---------- Given information
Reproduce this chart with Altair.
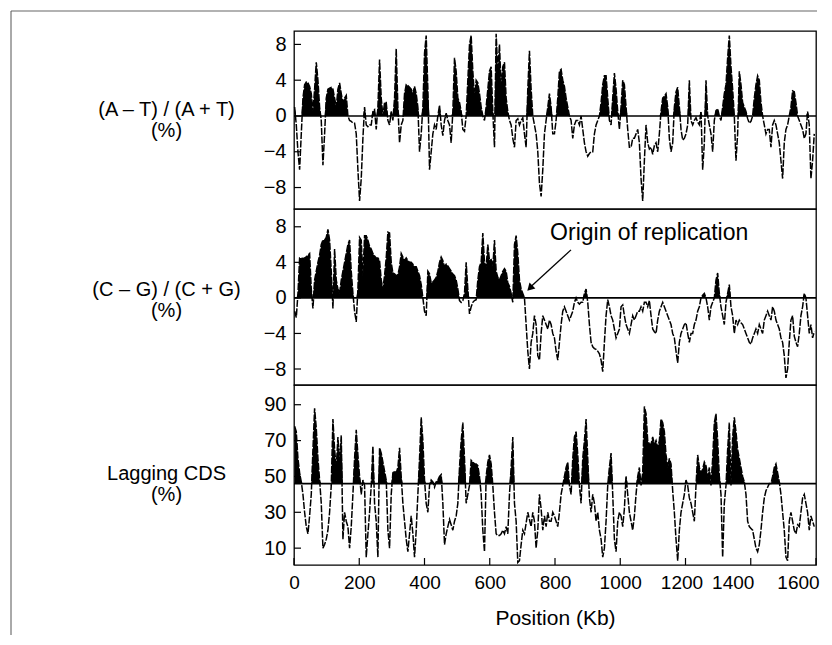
import altair as alt
import pandas as pd

FONT = "Liberation Sans"

# sampling grid along the genome (Kb)
POS_START = 1.9
POS_STEP = 5.105

# (A - T) / (A + T) (%)
AT = [1, -1, -4, -6, -2, 2, 3.5, 3.8, 3.7, 3.3,
      2.5, 0.5, 3, 6, 4, 1, -0.5, -5.5, -2, 2,
      3, 3.1, 3.2, 3, 2, 1, 3, 3.7, 2.5, 1.5,
      2, 2.3, 0, -0.5, -0.6, -0.8, -0.8, -2, -6, -9.5,
      -7, -2.5, 1, -1, -1.2, -1, -1, 0.5, 0.7, -1.5,
      1, 6.3, 2, 0, 1.5, 1.5, -0.5, -1, 0.5, -0.5,
      2, 7.5, 1, -3, -1, -0.5, 2.5, 3.5, 3.4, 3.2,
      3, 2.5, 3.3, 2.5, 1, -4, -2, 1, 7, 9,
      3, -6, -4, -2, -1, -1.5, 0, 1.2, -1, -2.2,
      -0.5, 0.3, -0.5, -1, -3, 0.5, 6.5, 5, 2, 1.5,
      0.5, -1.5, -1.7, 0, 4, 8, 9, 5, 2, 4,
      3.7, 2.5, 1, 0, -0.5, 1, 3, 5, 5.5, 0.5,
      -3.5, 9.2, 5, 8, 3.2, 5.5, 6, 2, 0.5, -0.5,
      -1, -2.5, -3.5, -0.5, -0.3, -1, -0.5, -0.2, -2, -3.5,
      3, 7.3, 3, 0, -1, -2, -4, -7.5, -9, -6,
      -2, -0.5, 1, 2.5, 1,
      -2, -2, -0.5, 2, 5, 5.2, 4, 3.3, 2, 1,
      0, -0.5, -2.5, -1, -0.5, -0.5, -1, 0, -1.5, -3,
      -4, -4.5, -4.2, -4, -4, -2, -1, -0.5, 0, 1.5,
      3.5, 4.5, 4.5, 2, -0.5, -1, 2, 4.8, 3, 0.5,
      -1.5, 1, 4, 3.5, 1, -1.5, -3.5, -3.5, -2.5, -2.5,
      -2, -1.5, -3, -7, -9.5, -5, -1, -3, -3.7, -3.5,
      -4.3, -3.3, -3, -4, -2, 0.5, 2, 2.2, 2.5, 1,
      -2.5, -4, -3, 1, 2.7, 3.2, 1, -1.5, -2.7, -2.5,
      -2, -1, 4, -0.5, -1, -0.5, -0.2, -0.7, -1, 0.5,
      -6, -3, 4, 0, -1, -2, -4, -0.5, 0.6, 0.8,
      0, -0.5, 1, 2.5, 3.5, 6.5, 9, 5.5, 3, 0,
      -5, -2, 5, 3.5, 1.5, 1, 0.5, -0.3, -0.8, -0.6,
      0, 2, 3.5, 4.5, 4, 1.5, 0, -1, -2, -1.5,
      -1.5, -3.5, -1, -0.5, -1, -2, -3, -5, -7, -3,
      -1.5, -1, 0, 1, 2.8, 2.7, 1.5, 0, -0.5, -1,
      -1.5, -2.5, -2, 0.5, -1, -7, -5, -2]

# (C - G) / (C + G) (%)
CG = [-1.5, -2.2, 0.5, 4.5, 4.5, 4.4, 4.5, 4.6, 4.8, 5,
      1, -1.2, 2, 3, 4, 4.8, 6, 6.5, 6.5, 6.8,
      7.7, 6.5, 3, -1.2, 5.5, 2, 1, 0.5, 2, 3,
      4, 5, 6, 6.5, 3, 0.5, -1.5, -2.7, 1, 6.8,
      6.5, 2.5, 7, 7, 6.5, 5.8, 5.5, 5, 4.7, 4.5,
      4.5, 4.2, 2, 1, 2.5, 4.5, 7.4, 7.3, 4, 2.8,
      2.7, 2.5, 2.6, 3.5, 5, 4.6, 4.2, 4.5, 4.2, 4,
      4, 3.8, 3.5, 3.5, 3, 2.5, 1.5, 0, -1.5, -2,
      3, 2.7, 1.7, 1.8, 2, 2.3, 3, 4, 4.6, 4.2,
      3.5, 3.8, 3.6, 3.3, 3, 2.7, 2.5, 2, 1, -0.3,
      -0.5, -0.3, 0.5, 4, 1, -1.8, -1, -0.5, -0.3, -0.2,
      2, 3.5, 4, 7.3, 4, 3.5, 6, 4.2, 4.3, 3.5,
      6.5, 3, 2.3, 2, 2.5, 3, 3.3, 3, 1.7, 1.3,
      0.5, -0.5, 6, 7, 5, 2, 1, 0.5, 0, -3,
      -6, -8, -5, -4, -2, -3, -6.5, -7, -4, -2,
      -2.5, -3, -3.5, -2.5, -3,
      -4, -4.5, -6, -7, -5, -3, -1.5, -1, -1.5, -2,
      -2.5, -2, -1.5, -0.5, 0, -0.5, -0.7, -0.5, -0.5, 0.5,
      1, -0.5, -3, -5, -5.5, -5.7, -5.8, -6, -6.3, -7,
      -8.3, -5, -2, -0.2, -1, -2, -2.5, -3.5, -4.5, -4,
      -3.5, -1, -0.8, -2, -3, -3.5, -4, -3, -2, -2.5,
      -2, -1.5, -1.5, -1, -1.5, -0.5, -0.5, -1, -0.3, -2,
      -3.5, -3.8, -4, -2.5, -1.5, -1, -0.5, -1, -1.5, -2,
      -2.5, -3, -4, -4.5, -6, -7.3, -5, -4, -3.5, -3,
      -2.8, -4, -5, -4, -4, -3, -2.5, -1.5, -1, 0,
      0.3, 0.5, 0, -1, -2.5, -1, -0.5, 0, 2, 2.8,
      0.5, -1, -2, -3, -0.5, 0.5, 1.5, -1, -2, -4,
      -2.5, -3, -2.5, -2.8, -3, -3.5, -4, -4.5, -5, -5.2,
      -4.5, -4, -3.5, -4, -3, -3.5, -4, -2.5, -2, -1.5,
      -2, -2.5, -1, -1.5, -2.5, -3, -3.5, -4.5, -5, -6.5,
      -9, -8, -5, -2.5, -2, -4.3, -5, -5.5, -4, -2,
      -1, 0.5, 0, -2, -4, -3, -4.5, -3.8]

# Lagging CDS (%)
LAG = [78, 75, 60, 52, 47, 40, 30, 22, 18, 28,
       40, 65, 88, 77, 60, 48, 35, 10, 12, 15,
       20, 30, 45, 82, 65, 55, 72, 58, 73, 15,
       30, 25, 22, 10, 22, 40, 60, 76, 62, 50,
       40, 48, 45, 5, 18, 30, 45, 67, 35, 25,
       5, 66, 63, 58, 53, 48, 20, 10, 40, 52,
       53, 52, 55, 66, 50, 35, 25, 15, 8, 18,
       28, 18, 5, 20, 40, 60, 83, 70, 48, 35,
       30, 45, 48, 47, 44, 47, 48, 50, 51, 35,
       12, 18, 22, 26, 23, 20, 25, 28, 35, 55,
       70, 80, 60, 35, 40, 45, 59, 58, 57, 57,
       56, 50, 40, 20, 8, 50, 58, 62, 57, 45,
       30, 18, 17, 17, 18, 20, 18, 22, 18, 40,
       55, 72, 35, 25, 2, 3, 12, 20, 18, 24,
       30, 26, 22, 30, 25, 10, 20, 40, 32, 20,
       28, 22, 30, 25, 25,
       30, 28, 25, 22, 30, 40, 45, 50, 55, 58,
       45, 40, 60, 72, 75, 62, 45, 35, 60, 70,
       82, 60, 38, 30, 40, 35, 25, 30, 20, 15,
       5, 10, 25, 45, 55, 63, 40, 15, 8, 25,
       30, 28, 22, 32, 50, 40, 30, 25, 20, 28,
       40, 50, 55, 45, 52, 89, 85, 70, 68, 68,
       72, 68, 70, 66, 70, 82, 80, 75, 62, 55,
       60, 57, 42, 30, 15, 3, 20, 30, 35, 40,
       48, 45, 38, 35, 30, 25, 45, 62, 55, 52,
       54, 58, 56, 50, 55, 45, 60, 80, 85, 70,
       50, 40, 5, 35, 45, 65, 80, 45, 72, 83,
       75, 65, 60, 55, 50, 47, 40, 25, 22, 21,
       20, 15, 10, 8, 12, 20, 30, 38, 42, 44,
       46, 46, 50, 55, 57, 52, 47, 40, 30, 20,
       5, 3, 25, 30, 25, 20, 18, 23, 22, 30,
       38, 40, 35, 30, 20, 28, 25, 22]

X_TICKS = [0, 200, 400, 600, 800, 1000, 1200, 1400, 1600]
AT_TICKS = [-8, -4, 0, 4, 8]
CG_TICKS = [-8, -4, 0, 4, 8]
LAG_TICKS = [10, 30, 50, 70, 90]

AT_TITLE = ["(A \u2013 T) / (A + T)", "(%)"]
CG_TITLE = ["(C \u2013 G) / (C + G)", "(%)"]
LAG_TITLE = ["Lagging CDS", "(%)"]

ORIGIN_LABEL = ["Origin of replication"]
ORIGIN_TEXT_X = [785]
ORIGIN_TEXT_Y = [6.5]
ARROW_X1 = [849]
ARROW_Y1 = [5.4]
ARROW_X2 = [724]
ARROW_Y2 = [1.2]
ARROW_HEAD_X = [723]
ARROW_HEAD_Y = [1.1]

W = 522
XS = alt.Scale(domain=[0, 1600], nice=False, zero=False)


def panel(vals, base, dom, ticks, h, title, title_y, bottom=False, extra=None):
    pos = [round(POS_START + i * POS_STEP, 3) for i in range(len(vals))]
    df = pd.DataFrame({"pos": pos, "val": vals})
    ys = alt.Scale(domain=dom, nice=False, zero=False)
    if bottom:
        xaxis = alt.Axis(values=X_TICKS, format="d", labelOverlap=False, title="Position (Kb)",
                         ticks=False, domain=False, grid=False, labelFontSize=19, labelPadding=8,
                         labelFlush=False,
                         labelOffset={"condition": [
                             {"test": "datum.value == 1200", "value": -4},
                             {"test": "datum.value >= 1400", "value": -18}],
                             "value": 0},
                         titleFontSize=21, titleFontWeight="normal", titlePadding=15)
    else:
        xaxis = None
    yaxis = alt.Axis(values=ticks, title=title, titleAngle=0, titleAlign="center",
                     titleBaseline="alphabetic", titleX=-128, titleY=title_y,
                     titleFontSize=20, titleFontWeight="normal", titleLineHeight=21,
                     ticks=False, domain=False, grid=False, labelFontSize=20, labelPadding=8)
    X = lambda f: alt.X(f, scale=XS, axis=xaxis)
    Y = lambda f: alt.Y(f, scale=ys, axis=yaxis)

    area = alt.Chart(df).transform_calculate(
        top=f"max(datum.val, {base})", b=f"{base}"
    ).mark_area(color="black", interpolate="linear").encode(
        x=X("pos:Q"), y=Y("top:Q"), y2="b:Q")
    line = alt.Chart(df).mark_line(color="black", strokeWidth=1.5, strokeDash=[7, 1.5]).encode(
        x=X("pos:Q"), y=Y("val:Q"))
    baseline = alt.Chart(pd.DataFrame({"b": [base]})).mark_rule(
        color="black", strokeWidth=1.6).encode(y=Y("b:Q"))
    yticks = alt.Chart(pd.DataFrame({"t": ticks})).mark_rule(
        color="black", strokeWidth=1.2).encode(y=Y("t:Q"), x=alt.value(0), x2=alt.value(7))
    layers = [area, line, baseline, yticks]
    if bottom:
        xticks = alt.Chart(pd.DataFrame({"t": X_TICKS})).mark_rule(
            color="black", strokeWidth=1.2).encode(x=X("t:Q"), y=alt.value(h - 7), y2=alt.value(h))
        layers.append(xticks)
    if extra == "origin":
        txt = alt.Chart(pd.DataFrame({"x": ORIGIN_TEXT_X, "y": ORIGIN_TEXT_Y, "t": ORIGIN_LABEL})).mark_text(
            align="left", baseline="alphabetic", fontSize=23, font=FONT, color="black").encode(
            x=X("x:Q"), y=Y("y:Q"), text="t:N")
        arr = alt.Chart(pd.DataFrame({"x1": ARROW_X1, "y1": ARROW_Y1, "x2": ARROW_X2, "y2": ARROW_Y2})).mark_rule(
            color="black", strokeWidth=1.3).encode(x=X("x1:Q"), y=Y("y1:Q"), x2="x2:Q", y2="y2:Q")
        head = alt.Chart(pd.DataFrame({"x": ARROW_HEAD_X, "y": ARROW_HEAD_Y})).mark_point(
            shape="triangle-up", filled=True, size=70, angle=225, color="black", opacity=1).encode(
            x=X("x:Q"), y=Y("y:Q"))
        layers += [txt, arr, head]
    if extra == "frame":
        top_line = alt.Chart(pd.DataFrame({"k": [0]})).mark_rect(color="#666666").encode(
            x=alt.value(-283), x2=alt.value(523), y=alt.value(-20.6), y2=alt.value(-19.4))
        left_line = alt.Chart(pd.DataFrame({"k": [0]})).mark_rule(color="#555555", strokeWidth=1).encode(
            x=alt.value(-283), y=alt.value(-20), y2=alt.value(604))
        layers += [top_line, left_line]
    return alt.layer(*layers).properties(width=W, height=h)


p1 = panel(AT, 0, [-10.4, 9.5], AT_TICKS, 178, AT_TITLE, 84, extra="frame")
p2 = panel(CG, 0, [-9.8, 10], CG_TICKS, 176, CG_TITLE, 86, extra="origin")
p3 = panel(LAG, 46, [0.6, 101], LAG_TICKS, 180, LAG_TITLE, 94, bottom=True)

chart = alt.vconcat(p1, p2, p3, spacing=0, bounds="flush").properties(
    padding={"left": 1, "top": 1, "right": 2, "bottom": 0}
).configure_view(stroke="black", strokeWidth=1.3).configure_axis(
    labelFont=FONT, titleFont=FONT, labelColor="black", titleColor="black"
)

chart.save("out.html", embed_options={"renderer": "svg", "actions": False})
--------------------
# Stated problem
Your task is to restate word for word the lines from the top of the data to the line containing "POS_STEP = 5.105", both ends included, with every picture left out.

# Reply to the task
Reproduce this chart with Altair.
import altair as alt
import pandas as pd

FONT = "Liberation Sans"

# sampling grid along the genome (Kb)
POS_START = 1.9
POS_STEP = 5.105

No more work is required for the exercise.